Personal information
- Born: 5 April 1991 (age 35) Ganja, Azerbaijan SSR, Soviet Union

Chess career
- Country: Azerbaijan
- Title: Grandmaster (2011)
- FIDE rating: 2538 (July 2026)
- Peak rating: 2560 (October 2023)

= Vugar Rasulov =

Azerbaijani chess grandmaster (born 1991)

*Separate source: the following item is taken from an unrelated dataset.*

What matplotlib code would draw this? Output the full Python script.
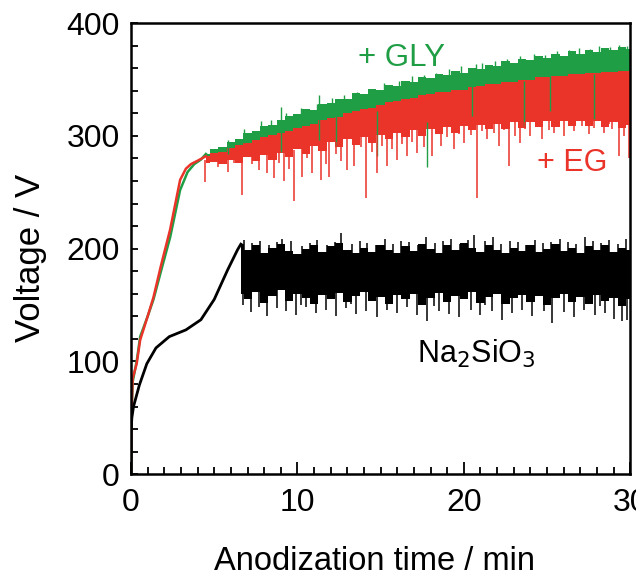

Vugar Rasulov (Vüqar Rəsulov; born 5 April 1991) is an Azerbaijani chess Grandmaster.

==Biography==
Vugar Rasulov repeatedly represented Azerbaijan at the European Youth Chess Championships and World Youth Chess Championships in different age groups, where he won two medals: gold (in 2007, at the European Youth Chess Championship in the U16 age group) and bronze (in 2006, at the European Youth Chess Championship in the U16 age group). In 2006, he played for Azerbaijan in World Youth U16 Chess Olympiad. Vugar Rasulov is multiple winner of Azerbaijani Youth Chess Championships in different age groups, including two consecutive winners in U20 age group (2010, 2011). In 2009, he shared third place in Azerbaijani Chess Championship.

Vugar Rasulov is winner of many international chess tournaments, including winning or first prize in Isfahan (2011), and in Çanakkale chess festival Troya Festival (2014).

In 2009, he was awarded the FIDE International Master (IM) title and received the FIDE Grandmaster (GM) title two years later.